◆ DATA SEGMENT:
┄┄┄┄┄┄┄┄┄┄┄┄┄┄┄┄┄┄┄┄

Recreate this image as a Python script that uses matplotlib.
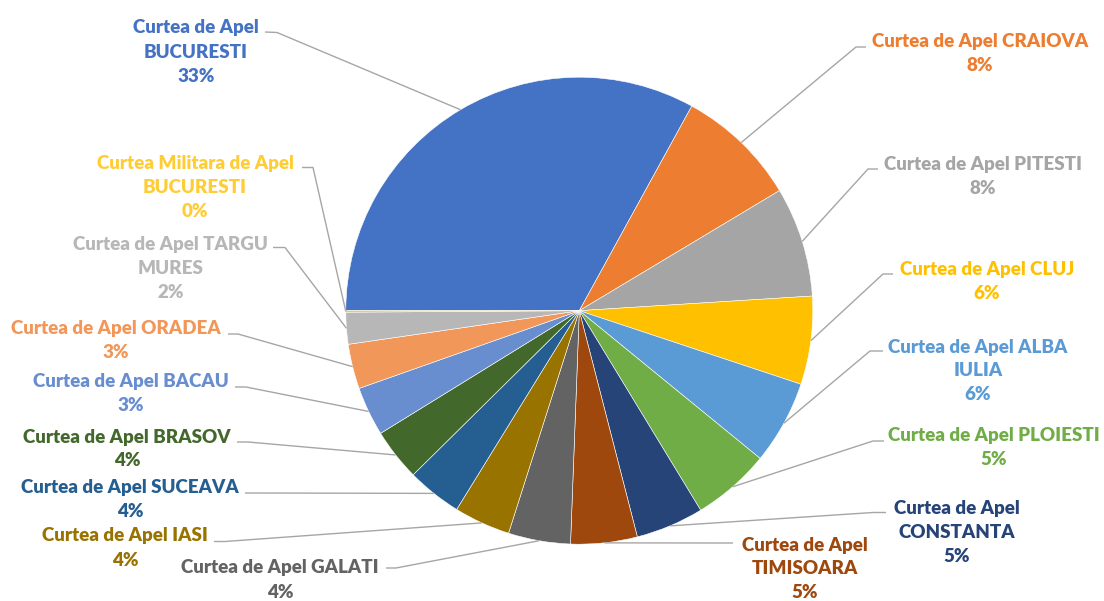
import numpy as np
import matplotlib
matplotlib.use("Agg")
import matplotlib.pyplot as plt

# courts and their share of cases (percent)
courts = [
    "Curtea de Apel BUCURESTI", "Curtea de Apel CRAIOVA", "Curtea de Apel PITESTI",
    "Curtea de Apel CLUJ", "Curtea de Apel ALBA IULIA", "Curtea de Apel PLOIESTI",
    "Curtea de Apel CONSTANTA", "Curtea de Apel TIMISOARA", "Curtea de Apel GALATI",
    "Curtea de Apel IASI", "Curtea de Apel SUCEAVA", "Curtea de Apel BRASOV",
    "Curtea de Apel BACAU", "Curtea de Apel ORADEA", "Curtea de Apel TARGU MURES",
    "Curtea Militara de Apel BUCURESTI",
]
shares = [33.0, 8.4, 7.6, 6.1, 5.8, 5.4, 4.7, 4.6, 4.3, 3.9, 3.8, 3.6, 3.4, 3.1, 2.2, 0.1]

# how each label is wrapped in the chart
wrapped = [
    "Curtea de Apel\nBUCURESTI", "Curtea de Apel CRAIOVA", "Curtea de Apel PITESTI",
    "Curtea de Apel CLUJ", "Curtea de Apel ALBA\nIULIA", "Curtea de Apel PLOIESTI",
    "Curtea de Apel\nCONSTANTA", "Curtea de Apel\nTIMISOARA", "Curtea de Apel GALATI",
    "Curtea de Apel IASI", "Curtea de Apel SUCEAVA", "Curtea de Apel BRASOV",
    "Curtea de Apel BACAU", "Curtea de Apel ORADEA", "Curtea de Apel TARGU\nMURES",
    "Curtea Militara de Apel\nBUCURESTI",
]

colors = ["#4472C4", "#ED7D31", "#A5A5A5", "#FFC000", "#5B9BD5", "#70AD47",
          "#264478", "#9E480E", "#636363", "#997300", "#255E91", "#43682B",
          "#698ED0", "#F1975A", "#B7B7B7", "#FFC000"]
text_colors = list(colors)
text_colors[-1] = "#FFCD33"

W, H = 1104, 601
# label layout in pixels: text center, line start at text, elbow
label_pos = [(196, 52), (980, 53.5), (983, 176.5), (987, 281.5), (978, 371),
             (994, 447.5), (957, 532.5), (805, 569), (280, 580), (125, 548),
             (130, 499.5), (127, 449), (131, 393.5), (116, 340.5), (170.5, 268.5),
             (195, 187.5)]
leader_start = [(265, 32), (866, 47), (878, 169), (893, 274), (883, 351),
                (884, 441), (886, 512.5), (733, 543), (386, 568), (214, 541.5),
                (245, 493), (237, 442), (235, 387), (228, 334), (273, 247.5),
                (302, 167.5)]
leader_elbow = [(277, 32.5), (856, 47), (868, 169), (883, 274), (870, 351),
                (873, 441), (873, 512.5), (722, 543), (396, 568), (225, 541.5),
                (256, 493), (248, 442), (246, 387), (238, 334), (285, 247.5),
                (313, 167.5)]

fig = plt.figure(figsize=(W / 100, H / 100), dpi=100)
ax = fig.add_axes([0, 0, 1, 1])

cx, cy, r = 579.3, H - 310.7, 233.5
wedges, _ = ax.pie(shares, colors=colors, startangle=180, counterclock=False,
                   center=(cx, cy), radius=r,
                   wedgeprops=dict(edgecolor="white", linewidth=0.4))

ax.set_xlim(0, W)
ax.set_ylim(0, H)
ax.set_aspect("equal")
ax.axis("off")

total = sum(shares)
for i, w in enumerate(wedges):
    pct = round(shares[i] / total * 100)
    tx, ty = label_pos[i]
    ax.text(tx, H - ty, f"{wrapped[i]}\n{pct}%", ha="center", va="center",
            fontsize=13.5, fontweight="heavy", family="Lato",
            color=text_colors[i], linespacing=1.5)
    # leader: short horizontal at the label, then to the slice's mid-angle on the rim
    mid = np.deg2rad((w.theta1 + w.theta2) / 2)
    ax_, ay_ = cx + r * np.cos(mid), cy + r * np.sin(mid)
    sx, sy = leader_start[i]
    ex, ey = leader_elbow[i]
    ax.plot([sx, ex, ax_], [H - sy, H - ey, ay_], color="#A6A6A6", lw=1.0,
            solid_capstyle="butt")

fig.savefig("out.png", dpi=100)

┄┄┄┄┄┄┄┄┄┄┄┄┄┄┄┄┄┄┄┄

◆ YOUR TASK:
Leave out any pictures, please, and quote only the lines from the top of the data through the line that contains "import matplotlib.pyplot as plt".

◆ OUTPUT OF THE EXERCISE:
Recreate this image as a Python script that uses matplotlib.
import numpy as np
import matplotlib
matplotlib.use("Agg")
import matplotlib.pyplot as plt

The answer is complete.